Bond told the Atlanta Journal-Constitution this week that he hopes the ordinance moves forward without any major revisions. He said he hopes the council will use its recess from April 7-18 to work on a final draft. Bond didn't respond to Bisnow's request for comment.

The city is working on a new tree ordinance at the same time it is considering a wholesale revision to its zoning codes, which could force changes to the tree ordinance, City Planning Commissioner Jahnee Prince told the AJC. Real estate groups have called for holding off on tree ordinance changes until the zoning changes are finalized.

Council Member Matt Westmoreland said in an interview this week that a rewrite of the city’s tree ordinance “is long overdue.”

But he said there needs to be more public discussion and awareness of the proposed changes and how they may impact development in the city, especially with housing stock. The city is presenting the ordinance to the city’s various neighborhood planning units for input, he said.

The ordinance is scheduled to be addressed again by the CDHR committee on April 21.

“I also want to see from developers real numbers. Like, this is how much it costs to build a unit on this parcel today and this is how much it will cost through recompense,” Westmoreland said. “The city needs an ordinance that both protects the canopy and lays out a funding stream to continue to plant new trees. It’s just the topic is really complicated, and I want us to get it right.”

Cheeks, whose firm builds small workforce and affordable homes priced at around $200K, said at one of his projects he paid $1,208 to remove and replant trees. After analyzing the proposal, he said that cost would rise to $38K — a 3,000% increase.

For a homebuilder targeting the affordable market, he said the increased cost could make a project impossible.

Lots in many of the city's most underserved areas tend to be overgrown with trees and vegetation that need to be removed, and pumping up the recompense to $260 per inch “is almost laughable,” Cheeks said.

“I think the ordinance is going to create a situation where you either stop or tremendously slow projects in transitioning neighborhoods,” he said. “Or you render some particular lots [of] no value because the costs of recompense is just too high.”

Nabil Hamman, who owns luxury home contracting firm Hammer Head Construction, helped draft the revised ordinance as co-chair of the Atlanta Tree Conservation Commission. He said developers' concerns are likely overblown.
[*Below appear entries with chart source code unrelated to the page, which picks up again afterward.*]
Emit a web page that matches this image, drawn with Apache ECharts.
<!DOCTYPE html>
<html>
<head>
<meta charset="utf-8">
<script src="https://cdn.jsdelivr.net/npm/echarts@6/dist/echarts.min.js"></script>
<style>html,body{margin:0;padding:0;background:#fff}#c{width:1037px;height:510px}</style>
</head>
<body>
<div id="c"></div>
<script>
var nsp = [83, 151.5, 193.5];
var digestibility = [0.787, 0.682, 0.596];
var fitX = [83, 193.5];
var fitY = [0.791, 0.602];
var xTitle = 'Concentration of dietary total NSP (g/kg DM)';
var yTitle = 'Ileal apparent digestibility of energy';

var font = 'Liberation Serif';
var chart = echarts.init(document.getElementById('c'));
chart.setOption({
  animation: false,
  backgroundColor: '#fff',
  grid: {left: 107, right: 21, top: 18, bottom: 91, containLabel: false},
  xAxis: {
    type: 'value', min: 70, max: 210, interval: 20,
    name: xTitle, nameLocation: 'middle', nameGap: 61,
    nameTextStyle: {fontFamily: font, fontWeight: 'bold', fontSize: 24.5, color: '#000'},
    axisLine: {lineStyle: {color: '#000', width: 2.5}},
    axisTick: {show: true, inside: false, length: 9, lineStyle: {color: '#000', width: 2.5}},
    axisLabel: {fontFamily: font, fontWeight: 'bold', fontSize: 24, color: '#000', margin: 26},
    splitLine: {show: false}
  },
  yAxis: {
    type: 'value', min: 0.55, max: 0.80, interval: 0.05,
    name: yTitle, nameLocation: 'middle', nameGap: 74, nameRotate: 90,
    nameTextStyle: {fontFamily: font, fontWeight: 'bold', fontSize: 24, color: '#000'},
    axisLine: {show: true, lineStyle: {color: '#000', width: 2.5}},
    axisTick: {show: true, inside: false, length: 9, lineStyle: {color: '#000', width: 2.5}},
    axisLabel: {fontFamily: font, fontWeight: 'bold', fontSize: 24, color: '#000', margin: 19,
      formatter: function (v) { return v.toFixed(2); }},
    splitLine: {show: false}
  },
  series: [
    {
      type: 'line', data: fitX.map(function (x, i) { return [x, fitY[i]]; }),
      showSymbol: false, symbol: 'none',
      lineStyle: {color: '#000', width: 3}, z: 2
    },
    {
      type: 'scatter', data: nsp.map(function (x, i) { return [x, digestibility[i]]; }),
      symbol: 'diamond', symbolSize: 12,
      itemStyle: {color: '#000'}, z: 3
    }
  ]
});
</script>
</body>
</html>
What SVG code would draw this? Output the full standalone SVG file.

“Developers will develop. We need to have a better tree ordinance to protect the trees,” Hamman said. “The cost of replacement of trees is much higher than it used to be. I understand. It's certainly going to increase the costs. It’s a hard conversation to have.”

Hamman also said the proposed ordinance would let developers move their projects around on a lot to save trees by allowing structures to encroach closer to property lines. Plus, affordable developers would get “a big break on recompense” under the current draft.

“I don’t believe it’s a legitimate concern,” he said. “If anybody wants to build affordable housing, we will work with them. Affordable housing is very important to the city.”